┌──

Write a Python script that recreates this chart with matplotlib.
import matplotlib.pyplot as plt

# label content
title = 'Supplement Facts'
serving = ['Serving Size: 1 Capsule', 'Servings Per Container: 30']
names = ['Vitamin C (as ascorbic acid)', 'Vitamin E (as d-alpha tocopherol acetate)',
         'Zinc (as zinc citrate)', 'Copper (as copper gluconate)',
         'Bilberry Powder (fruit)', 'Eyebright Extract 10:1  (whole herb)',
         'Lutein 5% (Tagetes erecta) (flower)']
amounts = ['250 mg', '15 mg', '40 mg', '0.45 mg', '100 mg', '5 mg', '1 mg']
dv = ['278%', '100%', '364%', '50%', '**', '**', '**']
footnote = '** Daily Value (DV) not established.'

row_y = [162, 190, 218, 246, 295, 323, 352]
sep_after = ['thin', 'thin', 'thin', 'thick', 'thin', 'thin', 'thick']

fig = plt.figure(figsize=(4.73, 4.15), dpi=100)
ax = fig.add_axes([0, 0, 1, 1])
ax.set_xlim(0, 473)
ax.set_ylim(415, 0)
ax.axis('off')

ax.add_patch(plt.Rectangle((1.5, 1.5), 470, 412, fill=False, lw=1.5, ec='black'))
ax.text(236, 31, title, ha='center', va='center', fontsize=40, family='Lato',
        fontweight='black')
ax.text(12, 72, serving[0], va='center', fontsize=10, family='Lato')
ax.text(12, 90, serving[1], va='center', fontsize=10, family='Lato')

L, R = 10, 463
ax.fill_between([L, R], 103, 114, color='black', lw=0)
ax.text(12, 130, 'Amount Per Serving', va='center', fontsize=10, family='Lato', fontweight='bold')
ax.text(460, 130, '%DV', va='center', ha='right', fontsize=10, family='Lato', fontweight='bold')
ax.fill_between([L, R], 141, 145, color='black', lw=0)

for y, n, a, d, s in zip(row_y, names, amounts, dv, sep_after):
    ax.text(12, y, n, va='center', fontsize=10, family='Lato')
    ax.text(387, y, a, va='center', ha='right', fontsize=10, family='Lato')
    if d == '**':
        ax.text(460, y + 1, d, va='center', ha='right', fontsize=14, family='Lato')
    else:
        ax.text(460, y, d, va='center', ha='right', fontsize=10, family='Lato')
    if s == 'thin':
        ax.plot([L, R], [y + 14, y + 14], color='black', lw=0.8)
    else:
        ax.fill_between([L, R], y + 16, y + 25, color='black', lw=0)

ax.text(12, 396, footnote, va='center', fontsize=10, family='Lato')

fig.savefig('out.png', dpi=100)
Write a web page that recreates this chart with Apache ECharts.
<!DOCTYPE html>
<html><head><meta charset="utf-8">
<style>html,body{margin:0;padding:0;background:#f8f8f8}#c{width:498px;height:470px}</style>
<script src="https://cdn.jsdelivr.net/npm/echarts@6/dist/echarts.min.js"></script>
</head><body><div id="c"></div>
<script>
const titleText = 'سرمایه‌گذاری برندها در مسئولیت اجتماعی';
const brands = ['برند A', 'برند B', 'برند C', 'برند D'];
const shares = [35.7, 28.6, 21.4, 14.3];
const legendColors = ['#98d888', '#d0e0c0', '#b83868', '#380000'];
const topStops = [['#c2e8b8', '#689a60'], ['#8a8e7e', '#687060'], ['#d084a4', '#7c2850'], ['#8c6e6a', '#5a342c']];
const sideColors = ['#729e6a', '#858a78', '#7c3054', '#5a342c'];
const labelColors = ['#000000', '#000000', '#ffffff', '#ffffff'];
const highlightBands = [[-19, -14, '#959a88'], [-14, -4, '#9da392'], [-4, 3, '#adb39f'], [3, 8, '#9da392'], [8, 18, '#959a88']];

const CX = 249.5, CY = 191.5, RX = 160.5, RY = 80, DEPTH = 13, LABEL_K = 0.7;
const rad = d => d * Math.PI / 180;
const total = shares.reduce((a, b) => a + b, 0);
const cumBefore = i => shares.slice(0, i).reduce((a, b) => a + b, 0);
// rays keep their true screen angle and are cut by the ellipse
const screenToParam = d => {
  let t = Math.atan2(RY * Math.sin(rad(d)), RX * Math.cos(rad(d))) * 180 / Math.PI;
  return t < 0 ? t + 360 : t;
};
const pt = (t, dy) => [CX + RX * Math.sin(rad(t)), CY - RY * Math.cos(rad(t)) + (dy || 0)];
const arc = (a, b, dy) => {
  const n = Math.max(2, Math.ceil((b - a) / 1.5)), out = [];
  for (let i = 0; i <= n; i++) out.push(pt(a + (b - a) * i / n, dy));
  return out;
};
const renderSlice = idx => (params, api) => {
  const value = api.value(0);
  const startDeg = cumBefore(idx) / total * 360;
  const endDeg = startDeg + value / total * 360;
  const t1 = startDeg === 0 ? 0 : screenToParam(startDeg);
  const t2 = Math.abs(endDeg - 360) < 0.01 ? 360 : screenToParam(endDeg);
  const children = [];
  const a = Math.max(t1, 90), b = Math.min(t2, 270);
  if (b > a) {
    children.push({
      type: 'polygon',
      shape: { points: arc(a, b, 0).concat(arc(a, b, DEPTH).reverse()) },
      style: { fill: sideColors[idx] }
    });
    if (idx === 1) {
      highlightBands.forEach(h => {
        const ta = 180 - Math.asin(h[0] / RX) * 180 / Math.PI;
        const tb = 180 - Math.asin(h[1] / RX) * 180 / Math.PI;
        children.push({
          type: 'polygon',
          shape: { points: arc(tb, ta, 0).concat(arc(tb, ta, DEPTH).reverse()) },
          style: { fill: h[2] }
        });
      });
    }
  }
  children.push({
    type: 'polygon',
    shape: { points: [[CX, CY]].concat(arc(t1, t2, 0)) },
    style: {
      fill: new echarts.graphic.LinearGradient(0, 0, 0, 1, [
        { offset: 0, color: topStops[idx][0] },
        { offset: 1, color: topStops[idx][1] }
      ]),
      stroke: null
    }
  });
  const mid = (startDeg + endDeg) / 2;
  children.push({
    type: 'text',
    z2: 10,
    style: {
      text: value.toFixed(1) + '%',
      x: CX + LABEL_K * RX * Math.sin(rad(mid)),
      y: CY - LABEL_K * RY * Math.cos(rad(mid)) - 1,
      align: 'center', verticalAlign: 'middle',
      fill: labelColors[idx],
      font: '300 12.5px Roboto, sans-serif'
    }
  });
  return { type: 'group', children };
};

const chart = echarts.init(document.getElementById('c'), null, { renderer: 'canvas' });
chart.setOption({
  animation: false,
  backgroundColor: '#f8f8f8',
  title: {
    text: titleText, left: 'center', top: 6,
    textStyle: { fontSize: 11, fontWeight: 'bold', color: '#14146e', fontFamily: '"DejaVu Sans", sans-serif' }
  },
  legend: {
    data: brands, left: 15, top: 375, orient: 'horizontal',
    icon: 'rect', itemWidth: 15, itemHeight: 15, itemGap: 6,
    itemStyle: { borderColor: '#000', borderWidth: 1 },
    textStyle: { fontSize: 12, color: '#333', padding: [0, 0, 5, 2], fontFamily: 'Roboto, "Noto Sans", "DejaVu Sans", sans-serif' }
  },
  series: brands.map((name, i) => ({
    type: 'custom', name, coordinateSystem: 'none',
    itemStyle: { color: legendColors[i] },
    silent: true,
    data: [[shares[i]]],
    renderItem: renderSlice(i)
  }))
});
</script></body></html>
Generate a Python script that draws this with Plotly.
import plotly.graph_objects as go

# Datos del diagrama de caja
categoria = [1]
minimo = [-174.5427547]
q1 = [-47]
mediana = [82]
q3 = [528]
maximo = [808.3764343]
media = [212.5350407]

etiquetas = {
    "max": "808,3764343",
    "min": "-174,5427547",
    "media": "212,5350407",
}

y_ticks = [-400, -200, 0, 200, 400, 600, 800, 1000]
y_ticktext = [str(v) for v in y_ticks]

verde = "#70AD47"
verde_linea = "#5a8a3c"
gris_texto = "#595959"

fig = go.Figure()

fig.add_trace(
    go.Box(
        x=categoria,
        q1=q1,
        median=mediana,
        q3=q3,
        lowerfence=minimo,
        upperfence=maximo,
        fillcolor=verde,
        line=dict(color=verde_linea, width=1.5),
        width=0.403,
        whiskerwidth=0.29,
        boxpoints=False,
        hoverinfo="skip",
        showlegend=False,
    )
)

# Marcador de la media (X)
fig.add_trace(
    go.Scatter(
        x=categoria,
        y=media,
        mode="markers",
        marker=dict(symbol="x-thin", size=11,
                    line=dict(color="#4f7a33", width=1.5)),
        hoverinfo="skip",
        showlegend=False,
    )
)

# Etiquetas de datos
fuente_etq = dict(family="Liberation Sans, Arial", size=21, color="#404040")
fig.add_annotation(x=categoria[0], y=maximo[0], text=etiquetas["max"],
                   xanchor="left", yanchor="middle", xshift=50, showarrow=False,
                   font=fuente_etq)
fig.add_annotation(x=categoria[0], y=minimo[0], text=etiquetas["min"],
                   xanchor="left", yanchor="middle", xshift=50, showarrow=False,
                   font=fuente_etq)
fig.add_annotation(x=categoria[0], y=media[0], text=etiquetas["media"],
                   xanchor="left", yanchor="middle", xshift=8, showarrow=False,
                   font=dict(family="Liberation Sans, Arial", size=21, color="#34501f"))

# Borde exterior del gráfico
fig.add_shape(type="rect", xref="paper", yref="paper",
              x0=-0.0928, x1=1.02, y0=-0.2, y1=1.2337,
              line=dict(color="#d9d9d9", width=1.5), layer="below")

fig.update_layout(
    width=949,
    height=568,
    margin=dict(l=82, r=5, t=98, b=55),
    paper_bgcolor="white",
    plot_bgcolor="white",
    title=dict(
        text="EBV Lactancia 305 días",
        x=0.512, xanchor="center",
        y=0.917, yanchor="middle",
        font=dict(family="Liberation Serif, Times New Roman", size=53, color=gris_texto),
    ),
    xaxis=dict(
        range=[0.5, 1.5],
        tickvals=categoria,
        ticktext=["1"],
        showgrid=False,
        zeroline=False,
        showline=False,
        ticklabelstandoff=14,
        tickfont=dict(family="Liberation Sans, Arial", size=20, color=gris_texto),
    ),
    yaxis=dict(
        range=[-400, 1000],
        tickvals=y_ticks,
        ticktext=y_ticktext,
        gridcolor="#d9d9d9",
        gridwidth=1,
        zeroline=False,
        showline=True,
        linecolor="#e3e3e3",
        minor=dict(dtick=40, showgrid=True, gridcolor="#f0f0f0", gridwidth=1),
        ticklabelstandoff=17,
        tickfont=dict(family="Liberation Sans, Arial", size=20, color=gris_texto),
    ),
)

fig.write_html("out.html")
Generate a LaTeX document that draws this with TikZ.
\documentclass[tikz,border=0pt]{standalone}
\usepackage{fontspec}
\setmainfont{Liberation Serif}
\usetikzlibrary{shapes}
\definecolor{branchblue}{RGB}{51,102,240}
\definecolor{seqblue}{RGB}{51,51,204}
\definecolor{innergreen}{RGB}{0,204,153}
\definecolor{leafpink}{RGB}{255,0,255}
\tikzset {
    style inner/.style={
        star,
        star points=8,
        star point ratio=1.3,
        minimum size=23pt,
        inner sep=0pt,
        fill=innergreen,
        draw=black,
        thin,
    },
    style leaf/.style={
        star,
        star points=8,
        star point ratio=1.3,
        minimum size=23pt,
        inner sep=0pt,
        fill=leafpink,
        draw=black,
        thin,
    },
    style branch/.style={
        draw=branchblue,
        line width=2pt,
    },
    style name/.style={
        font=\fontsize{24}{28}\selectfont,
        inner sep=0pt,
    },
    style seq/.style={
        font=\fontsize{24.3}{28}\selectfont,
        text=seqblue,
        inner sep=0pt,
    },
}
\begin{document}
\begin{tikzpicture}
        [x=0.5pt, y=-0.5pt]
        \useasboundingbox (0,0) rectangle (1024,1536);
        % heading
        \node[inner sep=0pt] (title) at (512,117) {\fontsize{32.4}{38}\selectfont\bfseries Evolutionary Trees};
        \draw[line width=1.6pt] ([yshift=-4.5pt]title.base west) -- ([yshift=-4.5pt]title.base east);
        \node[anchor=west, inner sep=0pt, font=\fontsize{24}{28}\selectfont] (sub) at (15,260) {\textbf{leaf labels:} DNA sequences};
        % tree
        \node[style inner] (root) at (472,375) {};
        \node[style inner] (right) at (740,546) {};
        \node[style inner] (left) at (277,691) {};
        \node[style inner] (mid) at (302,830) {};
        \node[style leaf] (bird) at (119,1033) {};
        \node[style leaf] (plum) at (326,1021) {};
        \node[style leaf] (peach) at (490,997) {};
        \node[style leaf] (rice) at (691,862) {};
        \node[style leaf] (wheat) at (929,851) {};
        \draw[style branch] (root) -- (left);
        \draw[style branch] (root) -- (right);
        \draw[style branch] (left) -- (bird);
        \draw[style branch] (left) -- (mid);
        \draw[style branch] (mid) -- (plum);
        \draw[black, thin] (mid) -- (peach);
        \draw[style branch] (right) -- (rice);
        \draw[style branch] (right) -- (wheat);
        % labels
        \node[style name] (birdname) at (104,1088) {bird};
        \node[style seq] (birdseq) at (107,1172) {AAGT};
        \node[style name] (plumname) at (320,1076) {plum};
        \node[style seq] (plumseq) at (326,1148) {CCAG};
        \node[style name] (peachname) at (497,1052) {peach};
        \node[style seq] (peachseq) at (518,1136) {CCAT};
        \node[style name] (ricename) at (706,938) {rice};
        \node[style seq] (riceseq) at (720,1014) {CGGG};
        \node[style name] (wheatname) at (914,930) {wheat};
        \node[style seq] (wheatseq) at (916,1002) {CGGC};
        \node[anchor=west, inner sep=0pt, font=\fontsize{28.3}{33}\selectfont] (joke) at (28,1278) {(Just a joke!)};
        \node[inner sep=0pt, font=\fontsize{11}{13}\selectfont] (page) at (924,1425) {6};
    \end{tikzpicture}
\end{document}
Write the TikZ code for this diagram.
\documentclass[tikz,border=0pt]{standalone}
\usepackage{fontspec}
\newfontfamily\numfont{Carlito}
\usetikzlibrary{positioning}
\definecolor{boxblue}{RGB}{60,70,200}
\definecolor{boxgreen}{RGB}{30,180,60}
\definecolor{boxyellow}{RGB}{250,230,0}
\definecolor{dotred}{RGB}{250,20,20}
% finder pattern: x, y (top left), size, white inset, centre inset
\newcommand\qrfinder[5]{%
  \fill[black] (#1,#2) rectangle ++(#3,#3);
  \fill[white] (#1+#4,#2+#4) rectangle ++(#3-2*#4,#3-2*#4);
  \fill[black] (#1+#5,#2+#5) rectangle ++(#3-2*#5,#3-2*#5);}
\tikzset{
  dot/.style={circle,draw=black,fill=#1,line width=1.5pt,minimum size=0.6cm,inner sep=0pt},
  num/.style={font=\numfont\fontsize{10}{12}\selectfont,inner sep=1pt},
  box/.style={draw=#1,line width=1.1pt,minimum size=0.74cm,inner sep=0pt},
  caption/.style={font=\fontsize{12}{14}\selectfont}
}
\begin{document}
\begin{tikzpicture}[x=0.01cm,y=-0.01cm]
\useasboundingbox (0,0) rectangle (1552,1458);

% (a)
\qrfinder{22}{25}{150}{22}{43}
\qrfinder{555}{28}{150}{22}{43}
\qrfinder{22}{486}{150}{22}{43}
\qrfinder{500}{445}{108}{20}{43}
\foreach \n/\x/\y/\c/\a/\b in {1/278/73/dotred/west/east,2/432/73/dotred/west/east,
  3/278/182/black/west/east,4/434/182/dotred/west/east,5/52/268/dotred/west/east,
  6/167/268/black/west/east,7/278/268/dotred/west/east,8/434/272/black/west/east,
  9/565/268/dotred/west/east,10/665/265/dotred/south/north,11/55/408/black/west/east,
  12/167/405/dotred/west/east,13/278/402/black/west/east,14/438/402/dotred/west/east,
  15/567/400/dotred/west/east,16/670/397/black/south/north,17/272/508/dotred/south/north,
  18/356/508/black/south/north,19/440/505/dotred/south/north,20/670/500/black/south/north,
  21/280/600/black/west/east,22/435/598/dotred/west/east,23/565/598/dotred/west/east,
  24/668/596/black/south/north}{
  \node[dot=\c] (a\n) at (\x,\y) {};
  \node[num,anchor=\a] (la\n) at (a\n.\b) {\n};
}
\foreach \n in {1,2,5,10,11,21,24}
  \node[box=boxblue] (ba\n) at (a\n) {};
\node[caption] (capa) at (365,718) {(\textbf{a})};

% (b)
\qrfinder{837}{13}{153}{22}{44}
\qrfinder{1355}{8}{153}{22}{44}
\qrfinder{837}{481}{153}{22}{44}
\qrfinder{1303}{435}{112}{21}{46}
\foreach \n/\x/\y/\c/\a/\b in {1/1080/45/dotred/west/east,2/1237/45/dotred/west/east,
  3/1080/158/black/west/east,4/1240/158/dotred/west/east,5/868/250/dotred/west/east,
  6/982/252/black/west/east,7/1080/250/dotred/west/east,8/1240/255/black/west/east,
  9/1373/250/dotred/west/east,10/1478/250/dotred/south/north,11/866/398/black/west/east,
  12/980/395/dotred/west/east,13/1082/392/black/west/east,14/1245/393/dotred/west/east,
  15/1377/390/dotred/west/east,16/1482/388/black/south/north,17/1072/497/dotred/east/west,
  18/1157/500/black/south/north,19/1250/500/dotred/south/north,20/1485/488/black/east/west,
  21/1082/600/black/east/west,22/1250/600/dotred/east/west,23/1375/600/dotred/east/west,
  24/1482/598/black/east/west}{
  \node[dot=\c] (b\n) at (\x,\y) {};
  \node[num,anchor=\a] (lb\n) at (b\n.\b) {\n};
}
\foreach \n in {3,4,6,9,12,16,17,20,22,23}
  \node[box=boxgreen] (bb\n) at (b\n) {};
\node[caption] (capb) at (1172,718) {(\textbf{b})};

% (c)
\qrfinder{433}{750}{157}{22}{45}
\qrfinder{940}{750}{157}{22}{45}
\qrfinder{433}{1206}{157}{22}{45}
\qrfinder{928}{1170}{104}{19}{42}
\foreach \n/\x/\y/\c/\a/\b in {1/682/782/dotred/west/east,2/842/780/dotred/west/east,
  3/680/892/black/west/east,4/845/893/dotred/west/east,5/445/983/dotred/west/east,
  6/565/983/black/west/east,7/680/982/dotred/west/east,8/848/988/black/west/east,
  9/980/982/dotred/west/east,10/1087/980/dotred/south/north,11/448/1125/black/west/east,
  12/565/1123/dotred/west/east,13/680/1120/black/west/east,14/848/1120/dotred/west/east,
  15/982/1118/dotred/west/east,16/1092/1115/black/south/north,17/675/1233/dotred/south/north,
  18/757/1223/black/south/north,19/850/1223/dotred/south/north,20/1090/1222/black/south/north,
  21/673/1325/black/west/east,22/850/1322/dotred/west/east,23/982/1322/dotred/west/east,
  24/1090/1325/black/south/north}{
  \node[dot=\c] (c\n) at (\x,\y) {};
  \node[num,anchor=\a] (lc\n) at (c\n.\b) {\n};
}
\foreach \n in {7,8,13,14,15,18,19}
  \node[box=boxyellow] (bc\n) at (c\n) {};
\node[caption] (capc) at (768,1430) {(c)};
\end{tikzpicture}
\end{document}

└──

● INSTRUCTION:
Copy, please, exactly the lines that start at the first line of the data and end at the line containing "import matplotlib.pyplot as plt", both kept and no others.

● RESULT:
Write a Python script that recreates this chart with matplotlib.
import matplotlib.pyplot as plt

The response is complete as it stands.